Selkie landing on Eilean Munde, in Loch Leven, during a try-a-row session at Glencoe Boat Club’s RYA Push the Boat Out event: photo James Fenton
Introducing Corrag from Glencoe

Serious shed envy
The Glencoe Boat Club Skiff Project began in 2018 but before work on the boat itself could begin, a boat shed was built, to protect the craft (and its builders) from the worst of the west coast weather.

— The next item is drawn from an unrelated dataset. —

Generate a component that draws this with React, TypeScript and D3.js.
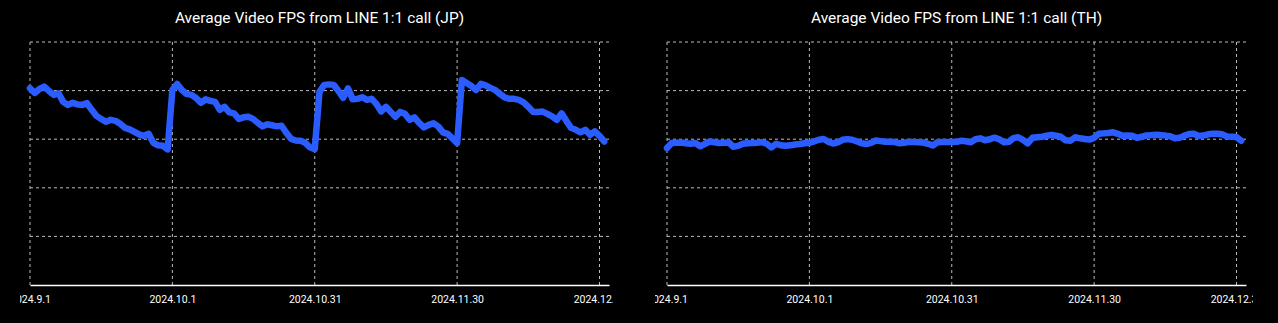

In May 2018 the kit arrived in our newly built shed, along with moulds and a frame, which were very kindly loaned to us by Morvern Sailing Club, Lochaline. Luckily, we have a master boat builder among our membership – David Southcott (and ex-Commodore of the club). He spent upwards of 350 hours in the shed over the summer and autumn of last year, lovingly constructing the skiff (with a little bit of help from other club members).

Turning ceremony
We had a ‘turning’ ceremony in August, when a group of willing hands carried the boat out of the shed, turned her over, and carefully put her back, ready for further work. We toasted the moment with a rather nice single malt (thanks, David!).

We had planned on completing the epoxy, sanding and painting stages over the winter, but sadly it was just too cold in the shed for any gluing to be done. So we sat and waited, looking forward to some warm spring days when the work could be completed and our naming and launching day could finally take place. We did manage to get into the shed in early March, and the expoying phase was completed. But after that everything ground to a halt … word on the street is that she will be painted black – David is an ex-submariner and his yacht is named Black Pig!

When the current restrictions are released, we will be beating a path to the shed to crack on with the sanding and painting. And as soon as we can we will name the day for the big launch. It will be some party!!

The skiff will be named Corrag in honour of the Ballachulish witch. Legend has it that at the time of the Glencoe massacre in 1692 she warned people that the Redcoats, who were billeted in the village at the time, had been ordered to murder their hosts. The villagers did not believe her and the next day she discovered the aftermath of the bloody massacre. She took the chief of the Macdonald clan’s sword and threw it into the loch, saying that as long as it remained there, no man from the Glen would die by the sword again. Folklore also tells that in 1916, when the loch was dredged, a sword was found and brought into the village. The locals, who knew of the tales, were horrified and hastily returned it to the loch. The following morning was the first day of the Battle of the Somme and many soldiers died, including men from the village of Glencoe, the first since the massacre in 1692.